-- Do this --
Answer with nothing except the number of lines that contain the word "LaTeX".

-- Start of Information supplied --

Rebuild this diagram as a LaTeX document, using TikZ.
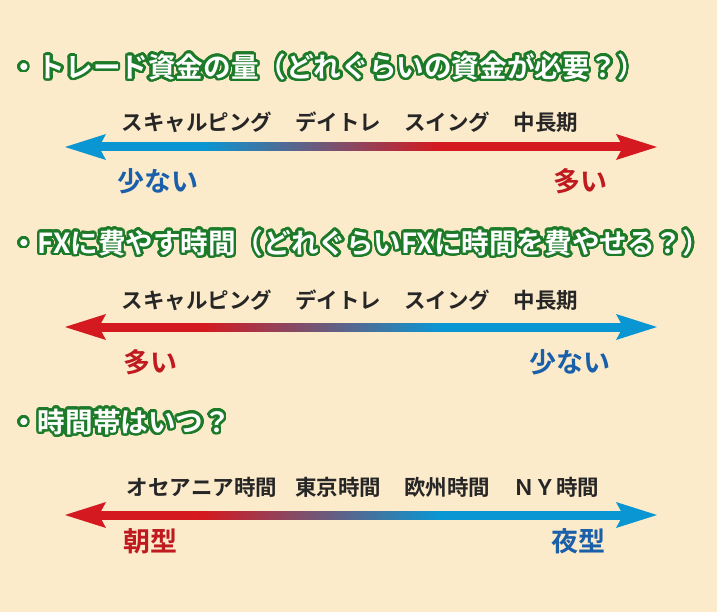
\documentclass[tikz,border=0pt]{standalone}
\usepackage{fontspec}
\setmainfont{Noto Sans CJK JP Bold}
\usepackage{contour}
\contourlength{2.5pt}
\contournumber{32}
\definecolor{bg}{HTML}{FCEBCB}
\definecolor{cblue}{HTML}{0A96D2}
\definecolor{cred}{HTML}{D41920}
\definecolor{tblue}{HTML}{1A5FAA}
\definecolor{tred}{HTML}{BF1A20}
\definecolor{hgreen}{HTML}{1C7A28}
\pgfdeclarehorizontalshading{bluered}{100bp}{color(0bp)=(cblue); color(36bp)=(cblue); color(57bp)=(cred); color(100bp)=(cred)}
\pgfdeclarehorizontalshading{redblue}{100bp}{color(0bp)=(cred); color(36bp)=(cred); color(57bp)=(cblue); color(100bp)=(cblue)}
\tikzset{
 head/.style={font=\fontsize{27.6}{30}\selectfont, anchor=west, inner sep=0},
 sub/.style={font=\fontsize{21.5}{24}\selectfont, text=black!85, inner sep=0},
 end/.style={font=\fontsize{27}{30}\selectfont, inner sep=0},
}
\newcommand{\myarrow}[4]{% y, shading, left colour, right colour
 \shade[shading=#2] (80,#1-4) rectangle (640,#1+4);
 \fill[#3] (65,#1) -- (106,#1-13) -- (99,#1) -- (106,#1+13) -- cycle;
 \fill[#4] (657,#1) -- (616,#1-13) -- (623,#1) -- (616,#1+13) -- cycle;
}
\begin{document}
\begin{tikzpicture}[x=1pt,y=-1pt]
\fill[bg] (0,0) rectangle (717,612);
\useasboundingbox (0,0) rectangle (717,612);
\node[head] (h1) at (10,68) {\contour{hgreen}{\textcolor{white}{・トレード資金の量（どれぐらいの資金が必要？）}}};
\node[head] (h2) at (10,244) {\contour{hgreen}{\textcolor{white}{・FXに費やす時間（どれぐらいFXに時間を費やせる？）}}};
\node[head] (h3) at (10,423) {\contour{hgreen}{\textcolor{white}{・時間帯はいつ？}}};
\myarrow{147}{bluered}{cblue}{cred}
\myarrow{327}{redblue}{cred}{cblue}
\myarrow{515}{redblue}{cred}{cblue}
\foreach \y/\n in {122/a,300/b}{
 \node[sub] (s1\n) at (197,\y) {スキャルピング};
 \node[sub] (s2\n) at (338,\y) {デイトレ};
 \node[sub] (s3\n) at (447,\y) {スイング};
 \node[sub] (s4\n) at (546,\y) {中長期};
}
\node[sub] (t1) at (202,487) {オセアニア時間};
\node[sub] (t2) at (338,487) {東京時間};
\node[sub] (t3) at (447,487) {欧州時間};
\node[sub] (t4) at (556,487) {ＮＹ時間};
\node[end,text=tblue] (e1) at (158,181) {少ない};
\node[end,text=tred] (e2) at (580,181) {多い};
\node[end,text=tred] (e3) at (150,362) {多い};
\node[end,text=tblue] (e4) at (570,362) {少ない};
\node[end,text=tred] (e5) at (150,541) {朝型};
\node[end,text=tblue] (e6) at (578,541) {夜型};
\end{tikzpicture}
\end{document}
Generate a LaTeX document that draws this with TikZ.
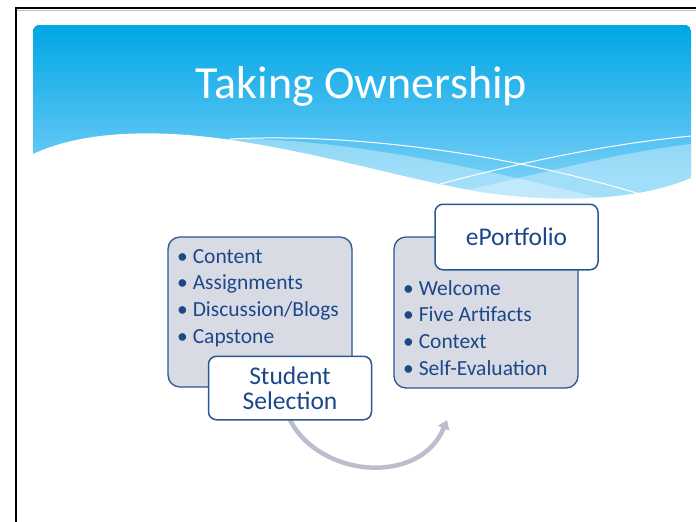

-- End of Information supplied --

-- Result of the exercise --
2